● Brief: Return precisely the span of lines from the top of the material below to the line containing "const mObeseOut = [[2, 8.276], [2, 6.16]];", both included. Pictures are excluded.

● Recorded data:
** Start **

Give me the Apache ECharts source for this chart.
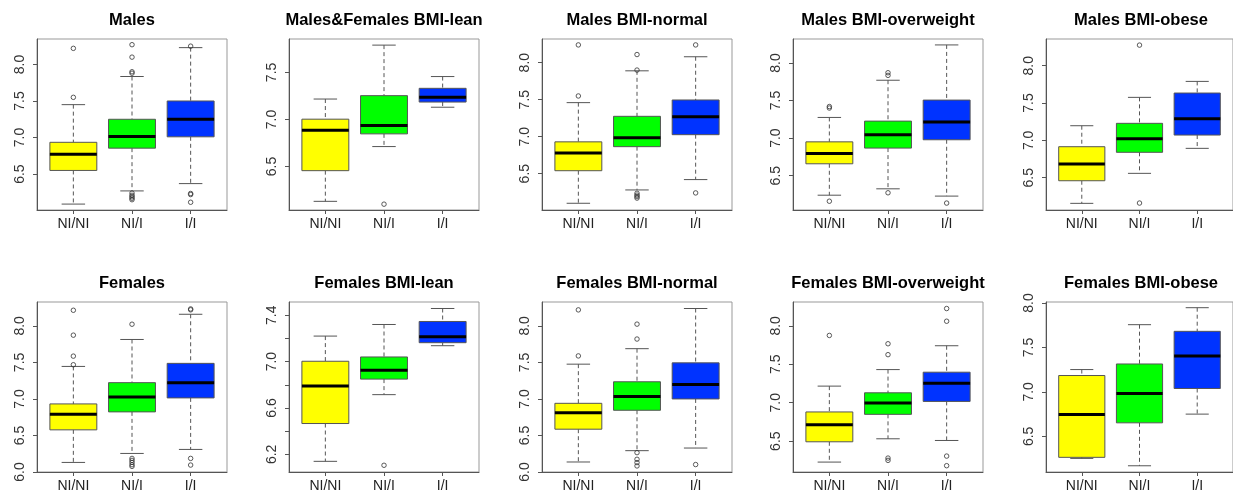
<!DOCTYPE html>
<html><head><meta charset="utf-8">
<script src="https://cdn.jsdelivr.net/npm/echarts@6/dist/echarts.min.js"></script>
<style>html,body{margin:0;padding:0;background:#fff}#c{width:1233px;height:493px}</style>
</head><body><div id="c"></div>
<script>
const categories = ['NI/NI', 'NI/I', 'I/I'];
const titles = ['Males', 'Males&Females BMI-lean', 'Males BMI-normal', 'Males BMI-overweight', 'Males BMI-obese',
  'Females', 'Females BMI-lean', 'Females BMI-normal', 'Females BMI-overweight', 'Females BMI-obese'];

// box stats per group: [lower whisker, Q1, median, Q3, upper whisker]
const malesStats = [[6.09, 6.55, 6.77, 6.935, 7.45], [6.27, 6.855, 7.015, 7.25, 7.835], [6.37, 7.01, 7.25, 7.50, 8.23]];
const malesOut = [[1, 8.22], [1, 7.55], [2, 8.27], [2, 8.10], [2, 7.90], [2, 7.88], [2, 6.24], [2, 6.21], [2, 6.19], [2, 6.17], [2, 6.15], [3, 8.25], [3, 6.235], [3, 6.22], [3, 6.115]];

const mfLeanStats = [[6.13, 6.456, 6.886, 7.003, 7.217], [6.712, 6.847, 6.936, 7.253, 7.79], [7.13, 7.185, 7.235, 7.331, 7.456]];
const mfLeanOut = [[2, 6.10]];

const mNormalStats = [[6.10, 6.54, 6.78, 6.93, 7.46], [6.28, 6.865, 6.987, 7.275, 7.89], [6.42, 7.027, 7.27, 7.496, 8.08]];
const mNormalOut = [[1, 8.24], [1, 7.55], [2, 8.11], [2, 7.90], [2, 6.235], [2, 6.21], [2, 6.19], [2, 6.17], [3, 8.24], [3, 6.24]];

const mOverStats = [[6.24, 6.658, 6.796, 6.95, 7.275], [6.325, 6.867, 7.044, 7.226, 7.77], [6.228, 6.978, 7.213, 7.506, 8.24]];
const mOverOut = [[1, 7.42], [1, 7.40], [1, 6.16], [2, 7.87], [2, 7.835], [2, 6.272], [3, 6.135]];

const mObeseStats = [[6.156, 6.459, 6.683, 6.915, 7.196], [6.558, 6.84, 7.022, 7.228, 7.576], [6.893, 7.071, 7.29, 7.634, 7.79]];
const mObeseOut = [[2, 8.276], [2, 6.16]];

const femalesStats = [[6.131, 6.577, 6.79, 6.932, 7.445], [6.254, 6.823, 7.027, 7.223, 7.814], [6.309, 7.014, 7.223, 7.487, 8.159]];
const femalesOut = [[1, 8.214], [1, 7.873], [1, 7.586], [1, 7.468], [2, 8.023], [2, 6.186], [2, 6.159], [2, 6.131], [2, 6.10], [2, 6.077], [3, 8.232], [3, 8.22], [3, 6.186], [3, 6.095]];

const fLeanStats = [[6.14, 6.466, 6.789, 7.003, 7.22], [6.715, 6.849, 6.926, 7.04, 7.32], [7.137, 7.163, 7.214, 7.346, 7.458]];
const fLeanOut = [[2, 6.106]];

const fNormalStats = [[6.137, 6.586, 6.81, 6.94, 7.476], [6.292, 6.845, 7.035, 7.235, 7.688], [6.328, 7.0, 7.199, 7.494, 8.238]];
const fNormalOut = [[1, 8.219], [1, 7.589], [2, 8.024], [2, 7.82], [2, 6.265], [2, 6.174], [2, 6.129], [2, 6.083], [3, 6.102]];

const fOverStats = [[6.228, 6.492, 6.712, 6.88, 7.216], [6.531, 6.849, 6.996, 7.129, 7.431], [6.509, 7.017, 7.254, 7.397, 7.741]];
const fOverOut = [[1, 7.875], [2, 7.767], [2, 7.625], [2, 6.28], [2, 6.25], [3, 8.225], [3, 8.06], [3, 6.306], [3, 6.181]];

const fObeseStats = [[6.252, 6.264, 6.746, 7.184, 7.251], [6.169, 6.652, 6.982, 7.314, 7.756], [6.75, 7.038, 7.404, 7.681, 7.947]];
const fObeseOut = [];

// y axis extents and ticks per panel
const yMin = [6.009, 6.038, 6.009, 6.043, 6.067, 6.0, 6.048, 6.0, 6.099, 6.099];
const yMax = [8.348, 7.855, 8.32, 8.319, 8.358, 8.327, 7.514, 8.327, 8.31, 8.011];
const ticksA = [6.5, 7.0, 7.5, 8.0];
const ticksB = [6.5, 7.0, 7.5];
const ticksC = [6.0, 6.5, 7.0, 7.5, 8.0];
const ticksLean = [6.2, 6.4, 6.6, 6.8, 7.0, 7.2, 7.4];
const labelsLean = [6.2, 6.6, 7.0, 7.4];
const yTicks = [ticksA, ticksB, ticksA, ticksA, ticksA, ticksC, ticksLean, ticksC, ticksA, ticksA];
const yLabels = [ticksA, ticksB, ticksA, ticksA, ticksA, ticksC, labelsLean, ticksC, ticksA, ticksA];

const allStats = [malesStats, mfLeanStats, mNormalStats, mOverStats, mObeseStats, femalesStats, fLeanStats, fNormalStats, fOverStats, fObeseStats];
const allOut = [malesOut, mfLeanOut, mNormalOut, mOverOut, mObeseOut, femalesOut, fLeanOut, fNormalOut, fOverOut, fObeseOut];

const boxColors = ['#FFFF00', '#00FF00', '#0033FF'];
const colLeft = [37, 289, 542, 793, 1046];
const rowTop = [39, 302];
const gw = 190, gh = 171;
const FONT = 'Liberation Sans, Arial, sans-serif';

function renderBox(params, api) {
  const x = api.value(0);
  const lo = api.coord([x, api.value(1)]);
  const q1 = api.coord([x, api.value(2)]);
  const md = api.coord([x, api.value(3)]);
  const q3 = api.coord([x, api.value(4)]);
  const hi = api.coord([x, api.value(5)]);
  const hw = api.size([0.4, 0])[0];
  const cw = api.size([0.2, 0])[0];
  const cx = lo[0];
  const color = boxColors[params.dataIndex];
  const dash = { stroke: '#555', lineWidth: 1, lineDash: [4, 3] };
  const solid = { stroke: '#555', lineWidth: 1 };
  return {
    type: 'group', children: [
      { type: 'line', shape: { x1: cx, y1: hi[1], x2: cx, y2: q3[1] }, style: dash },
      { type: 'line', shape: { x1: cx, y1: q1[1], x2: cx, y2: lo[1] }, style: dash },
      { type: 'line', shape: { x1: cx - cw, y1: hi[1], x2: cx + cw, y2: hi[1] }, style: solid },
      { type: 'line', shape: { x1: cx - cw, y1: lo[1], x2: cx + cw, y2: lo[1] }, style: solid },
      { type: 'rect', shape: { x: cx - hw, y: q3[1], width: 2 * hw, height: q1[1] - q3[1] }, style: { fill: color, stroke: '#555', lineWidth: 1 } },
      { type: 'line', shape: { x1: cx - hw, y1: md[1], x2: cx + hw, y2: md[1] }, style: { stroke: '#000', lineWidth: 3 } }
    ]
  };
}

const grid = [], xAxis = [], yAxis = [], series = [], title = [];
for (let i = 0; i < 10; i++) {
  const left = colLeft[i % 5], top = rowTop[Math.floor(i / 5)];
  const isLast = (i % 5) === 4;
  const w = isLast ? 190 : gw;
  grid.push({ left: left, top: top, width: w, height: gh, show: true, borderColor: '#999', borderWidth: 1, containLabel: false });
  title.push({
    text: titles[i], left: left + w / 2, top: top - 27, textAlign: 'center', padding: 0,
    textStyle: { fontSize: 16.5, fontWeight: 'bold', color: '#000', fontFamily: FONT }
  });
  xAxis.push({
    type: 'value', gridIndex: i, min: 0.38, max: 3.62, splitLine: { show: false },
    axisLine: { show: true, onZero: false, lineStyle: { color: '#555' } },
    axisTick: { show: true, length: 4, customValues: [1, 2, 3], lineStyle: { color: '#555' } },
    axisLabel: {
      customValues: [1, 2, 3], fontSize: 14, color: '#222', margin: 7, fontFamily: FONT,
      formatter: v => categories[Math.round(v) - 1]
    }
  });
  yAxis.push({
    type: 'value', gridIndex: i, min: yMin[i], max: yMax[i], splitLine: { show: false },
    axisLine: { show: true, onZero: false, lineStyle: { color: '#555' } },
    axisTick: { show: true, length: 4, customValues: yTicks[i], lineStyle: { color: '#555' } },
    axisLabel: {
      customValues: yLabels[i], rotate: 90, fontSize: 14, color: '#333', margin: 10, fontFamily: FONT,
      formatter: v => Number(v).toFixed(1)
    }
  });
  series.push({
    type: 'custom', xAxisIndex: i, yAxisIndex: i, renderItem: renderBox, silent: true,
    encode: { x: 0, y: [1, 2, 3, 4, 5] },
    data: allStats[i].map((s, k) => [k + 1].concat(s))
  });
  series.push({
    type: 'scatter', xAxisIndex: i, yAxisIndex: i, silent: true, symbol: 'circle', symbolSize: 4.5,
    itemStyle: { color: 'rgba(255,255,255,0)', borderColor: '#333', borderWidth: 1 },
    data: allOut[i]
  });
}

const chart = echarts.init(document.getElementById('c'), null, { renderer: 'canvas' });
chart.setOption({ animation: false, backgroundColor: '#fff', title, grid, xAxis, yAxis, series });
</script>
</body></html>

** End **

● Exercise response:
Give me the Apache ECharts source for this chart.
<!DOCTYPE html>
<html><head><meta charset="utf-8">
<script src="https://cdn.jsdelivr.net/npm/echarts@6/dist/echarts.min.js"></script>
<style>html,body{margin:0;padding:0;background:#fff}#c{width:1233px;height:493px}</style>
</head><body><div id="c"></div>
<script>
const categories = ['NI/NI', 'NI/I', 'I/I'];
const titles = ['Males', 'Males&Females BMI-lean', 'Males BMI-normal', 'Males BMI-overweight', 'Males BMI-obese',
  'Females', 'Females BMI-lean', 'Females BMI-normal', 'Females BMI-overweight', 'Females BMI-obese'];

// box stats per group: [lower whisker, Q1, median, Q3, upper whisker]
const malesStats = [[6.09, 6.55, 6.77, 6.935, 7.45], [6.27, 6.855, 7.015, 7.25, 7.835], [6.37, 7.01, 7.25, 7.50, 8.23]];
const malesOut = [[1, 8.22], [1, 7.55], [2, 8.27], [2, 8.10], [2, 7.90], [2, 7.88], [2, 6.24], [2, 6.21], [2, 6.19], [2, 6.17], [2, 6.15], [3, 8.25], [3, 6.235], [3, 6.22], [3, 6.115]];

const mfLeanStats = [[6.13, 6.456, 6.886, 7.003, 7.217], [6.712, 6.847, 6.936, 7.253, 7.79], [7.13, 7.185, 7.235, 7.331, 7.456]];
const mfLeanOut = [[2, 6.10]];

const mNormalStats = [[6.10, 6.54, 6.78, 6.93, 7.46], [6.28, 6.865, 6.987, 7.275, 7.89], [6.42, 7.027, 7.27, 7.496, 8.08]];
const mNormalOut = [[1, 8.24], [1, 7.55], [2, 8.11], [2, 7.90], [2, 6.235], [2, 6.21], [2, 6.19], [2, 6.17], [3, 8.24], [3, 6.24]];

const mOverStats = [[6.24, 6.658, 6.796, 6.95, 7.275], [6.325, 6.867, 7.044, 7.226, 7.77], [6.228, 6.978, 7.213, 7.506, 8.24]];
const mOverOut = [[1, 7.42], [1, 7.40], [1, 6.16], [2, 7.87], [2, 7.835], [2, 6.272], [3, 6.135]];

const mObeseStats = [[6.156, 6.459, 6.683, 6.915, 7.196], [6.558, 6.84, 7.022, 7.228, 7.576], [6.893, 7.071, 7.29, 7.634, 7.79]];
const mObeseOut = [[2, 8.276], [2, 6.16]];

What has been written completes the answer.